Rows from a dataset of charts and code
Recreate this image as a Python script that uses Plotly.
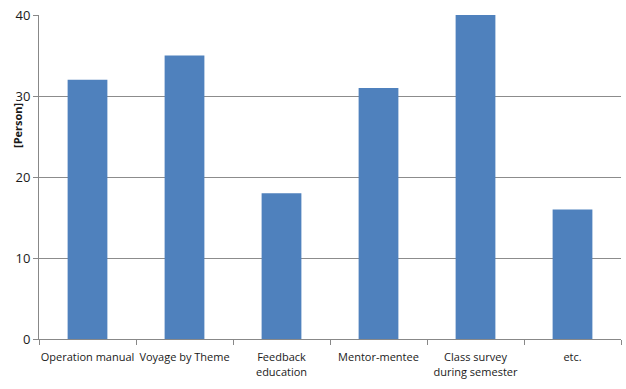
import plotly.graph_objects as go

categories = ["Operation manual", "Voyage by Theme", "Feedback<br>education",
              "Mentor-mentee", "Class survey<br>during semester", "etc."]
values = [32, 35, 18, 31, 40, 16]
y_ticks = [0, 10, 20, 30, 40]

fig = go.Figure(go.Bar(x=categories, y=values, marker_color="#4F81BD",
                       marker_line_width=0, width=0.41))

fig.update_layout(
    width=626, height=389,
    margin=dict(l=39, r=5, t=15, b=50),
    paper_bgcolor="white", plot_bgcolor="white",
    font=dict(family="Open Sans", size=12, color="#1a1a1a"),
    showlegend=False,
    bargap=0.59,
)
fig.update_xaxes(
    type="category", tickson="boundaries", ticks="outside", ticklen=5,
    tickcolor="#888", showline=True, linecolor="#888", linewidth=1,
    tickfont=dict(size=11, family="Open Sans"),
    tickangle=0, showgrid=False, automargin=False, ticklabelstandoff=8,
)
fig.update_yaxes(
    range=[0, 40], tickvals=y_ticks, ticks="outside", ticklen=5,
    tickcolor="#888", showline=True, linecolor="#888", linewidth=1,
    showgrid=True, gridcolor="#8c8c8c", gridwidth=1, zeroline=False,
    tickfont=dict(size=13, family="Open Sans"),
    automargin=False,
)
fig.add_annotation(
    text="<b>[Person]</b>", textangle=-90, xref="paper", yref="paper",
    x=(18 - 39) / 582, y=(339 - 126) / 324, showarrow=False,
    xanchor="center", yanchor="middle",
    font=dict(size=11, family="Open Sans", color="#1a1a1a"),
)
fig.write_html("out.html")
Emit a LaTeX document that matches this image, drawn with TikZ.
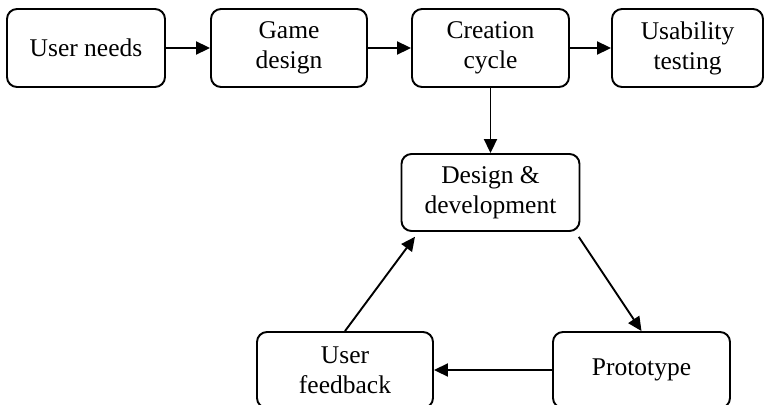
\documentclass[tikz,border=0pt]{standalone}
\usepackage{fontspec}
\setmainfont{Liberation Serif}
\usetikzlibrary{arrows.meta,positioning}
\begin{document}
\begin{tikzpicture}[x=1pt,y=-1pt,
  box/.style={draw,line width=1.9pt,rounded corners=10pt,align=center,
    font=\fontsize{25.5}{30}\selectfont,inner sep=0pt},
  arr/.style={line width=1.9pt,-{Triangle[length=14pt,width=13pt]}}]
\useasboundingbox (0,0) rectangle (765,404);
\clip (0,0) rectangle (765,404);
\node[box,minimum width=158pt,minimum height=78pt] (un) at (86,48) {User needs};
\node[box,minimum width=156pt,minimum height=78pt] (gd) at (289,48) {Game\\design};
\node[box,minimum width=157pt,minimum height=78pt] (cc) at (490.5,48) {Creation\\cycle};
\node[box,minimum width=151pt,minimum height=78pt] (ut) at (687.5,48) {Usability\\testing};
\node[box,minimum width=178pt,minimum height=77pt] (dd) at (490.5,192.5) {Design \&\\development};
\node[box,minimum width=176pt,minimum height=76pt] (uf) at (345,370) {User\\feedback};
\node[box,minimum width=177pt,minimum height=76pt] (pr) at (641.5,370) {Prototype};
\draw[arr] (un.east) -- (gd.west);
\draw[arr] (gd.east) -- (cc.west);
\draw[arr] (cc.east) -- (ut.west);
\draw[arr] (cc.south) -- (dd.north);
\draw[arr,shorten <=6pt] ([xshift=-5pt]dd.south east) -- (pr.north);
\draw[arr] (pr.west) -- (uf.east);
\draw[arr,shorten >=6pt] (uf.north) -- ([xshift=18pt]dd.south west);
\end{tikzpicture}
\end{document}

THE TASK
Images must not appear in the copy; reproduce everything else in the records verbatim.

SOLVED PROBLEM
Recreate this image as a Python script that uses Plotly.
import plotly.graph_objects as go

categories = ["Operation manual", "Voyage by Theme", "Feedback<br>education",
              "Mentor-mentee", "Class survey<br>during semester", "etc."]
values = [32, 35, 18, 31, 40, 16]
y_ticks = [0, 10, 20, 30, 40]

fig = go.Figure(go.Bar(x=categories, y=values, marker_color="#4F81BD",
                       marker_line_width=0, width=0.41))

fig.update_layout(
    width=626, height=389,
    margin=dict(l=39, r=5, t=15, b=50),
    paper_bgcolor="white", plot_bgcolor="white",
    font=dict(family="Open Sans", size=12, color="#1a1a1a"),
    showlegend=False,
    bargap=0.59,
)
fig.update_xaxes(
    type="category", tickson="boundaries", ticks="outside", ticklen=5,
    tickcolor="#888", showline=True, linecolor="#888", linewidth=1,
    tickfont=dict(size=11, family="Open Sans"),
    tickangle=0, showgrid=False, automargin=False, ticklabelstandoff=8,
)
fig.update_yaxes(
    range=[0, 40], tickvals=y_ticks, ticks="outside", ticklen=5,
    tickcolor="#888", showline=True, linecolor="#888", linewidth=1,
    showgrid=True, gridcolor="#8c8c8c", gridwidth=1, zeroline=False,
    tickfont=dict(size=13, family="Open Sans"),
    automargin=False,
)
fig.add_annotation(
    text="<b>[Person]</b>", textangle=-90, xref="paper", yref="paper",
    x=(18 - 39) / 582, y=(339 - 126) / 324, showarrow=False,
    xanchor="center", yanchor="middle",
    font=dict(size=11, family="Open Sans", color="#1a1a1a"),
)
fig.write_html("out.html")
Emit a LaTeX document that matches this image, drawn with TikZ.
\documentclass[tikz,border=0pt]{standalone}
\usepackage{fontspec}
\setmainfont{Liberation Serif}
\usetikzlibrary{arrows.meta,positioning}
\begin{document}
\begin{tikzpicture}[x=1pt,y=-1pt,
  box/.style={draw,line width=1.9pt,rounded corners=10pt,align=center,
    font=\fontsize{25.5}{30}\selectfont,inner sep=0pt},
  arr/.style={line width=1.9pt,-{Triangle[length=14pt,width=13pt]}}]
\useasboundingbox (0,0) rectangle (765,404);
\clip (0,0) rectangle (765,404);
\node[box,minimum width=158pt,minimum height=78pt] (un) at (86,48) {User needs};
\node[box,minimum width=156pt,minimum height=78pt] (gd) at (289,48) {Game\\design};
\node[box,minimum width=157pt,minimum height=78pt] (cc) at (490.5,48) {Creation\\cycle};
\node[box,minimum width=151pt,minimum height=78pt] (ut) at (687.5,48) {Usability\\testing};
\node[box,minimum width=178pt,minimum height=77pt] (dd) at (490.5,192.5) {Design \&\\development};
\node[box,minimum width=176pt,minimum height=76pt] (uf) at (345,370) {User\\feedback};
\node[box,minimum width=177pt,minimum height=76pt] (pr) at (641.5,370) {Prototype};
\draw[arr] (un.east) -- (gd.west);
\draw[arr] (gd.east) -- (cc.west);
\draw[arr] (cc.east) -- (ut.west);
\draw[arr] (cc.south) -- (dd.north);
\draw[arr,shorten <=6pt] ([xshift=-5pt]dd.south east) -- (pr.north);
\draw[arr] (pr.west) -- (uf.east);
\draw[arr,shorten >=6pt] (uf.north) -- ([xshift=18pt]dd.south west);
\end{tikzpicture}
\end{document}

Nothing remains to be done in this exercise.